Question

A local insurance company is analyzing the cost of the two body shops their customers tend to use in hopes to save money. They randomly select 10 bills from their files of claim payments made in the last year to see if one company tends to be cheaper than the other. The data are shown below.

Crash-tastic: 800 1100 1500 1800 1900 1420 2100 2300 1400 1500

Mr. Fix It: 1700 1230 1220 1600 1120 1560 920 1800 1500 1400

Part 1 of 2: 5 pts Name the appropriate test we would use to determine if there is a significant difference in repair costs (2 pts). BE SPECIFIC! Explain why you made the choice you did (3 pts)!

Part 2 of 2: 5 pts Check each of the four appropriate conditions in detail (1 pt each) and indicate whether you can proceed with the test. If you cannot proceed, explain why, sighting the condition that wasn't met and why.

Answer 1

Hypothesis testing is more appropriate here. T-test can be used to determine the significance of the two groups.

The two groups are Crash-tastic and Mr. Fix it and both are independent.

Hence, t-test can be used to test the significant difference in repair costs.

B)

The t-test takes a sample from each of the two sets and establishes the problem statement by assuming a null hypothesis that the two means are equal after that certain values are calculated and compared against the standard values, and the assumed null hypothesis is accepted or rejected accordingly.

If the null hypothesis qualifies to be rejected, it indicates that data readings are strong and are not by chance.

This is 2 - independent sample 2-sided hypothesis test. Since n<30 so we can use t-test here.

State the hypothesis

Null Hypothesis

H₀= There is no significant difference in repair costs.

Alternate Hypothesis

Ha= There is a significant difference in repair costs.

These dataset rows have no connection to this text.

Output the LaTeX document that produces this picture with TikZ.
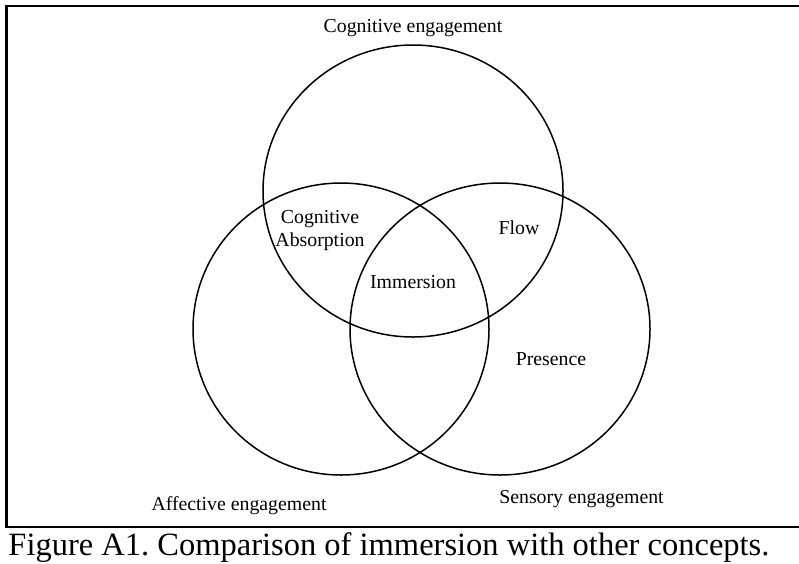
\documentclass[tikz,border=0pt]{standalone}
\usepackage{fontspec}
\setmainfont{Liberation Serif}
\frenchspacing
\begin{document}
\begin{tikzpicture}[x=1pt,y=-1pt,
  ring/.style={line width=1.5pt, draw=black},
  framebox/.style={line width=2.3pt, draw=black},
  lbl/.style={font=\fontsize{19.8}{22.7}\selectfont, inner sep=0pt, anchor=base, align=center},
  captext/.style={font=\fontsize{32.5}{36}\selectfont, inner sep=0pt, anchor=base west}]
  \useasboundingbox (0,0) rectangle (799,563);
  \clip (0,0) rectangle (799,563);
  % outer frame and caption separator
  \coordinate (tl) at (6.5,5.7);
  \coordinate (br) at (805,526.7);
  \draw[framebox] (tl) rectangle (br);
  % the three engagement sets
  \coordinate (cog) at (413,191);
  \coordinate (aff) at (341,329);
  \coordinate (sen) at (500,329);
  \draw[ring] (cog) ellipse [x radius=150, y radius=146];
  \draw[ring] (aff) ellipse [x radius=148, y radius=146];
  \draw[ring] (sen) ellipse [x radius=150, y radius=146];
  % labels
  \node[lbl] (lcog) at (413,32.3) {Cognitive engagement};
  \node[lbl, anchor=base] (labs) at (320,246) {Cognitive\\Absorption};
  \node[lbl] (lflow) at (519,234) {Flow};
  \node[lbl] (limm) at (413,288.3) {Immersion};
  \node[lbl] (lpres) at (551,365) {Presence};
  \node[lbl] (laff) at (239,510) {Affective engagement};
  \node[lbl] (lsen) at (581.5,503.3) {Sensory engagement};
  \node[captext] (caption) at (8.3,555.7) {Figure A1. Comparison of immersion with other concepts.};
\end{tikzpicture}
\end{document}
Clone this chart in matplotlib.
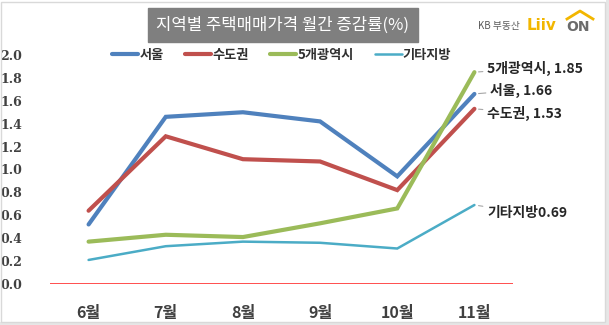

Now Using Excel>Data Analysis>t-test two sample assuming equal variances.

Here is the output:

t-Test: Two-Sample Assuming Equal Variances
	Crash tastic	Mr. Fix it
Mean	1582	1405
Variance	205462.2	77272.22
Observations	10	10
Pooled Variance	141367.2
Hypothesized Mean Difference	0
df	18
t Stat	1.05265
P(T<=t) one-tail	0.153214
t Critical one-tail	1.734064
P(T<=t) two-tail	0.306428
t Critical two-tail	2.100922

Conclusion:

Now we get that p>0.05.

Thus, we cannot reject H₀.

Thus, we conclude that there is no significant difference in repair costs.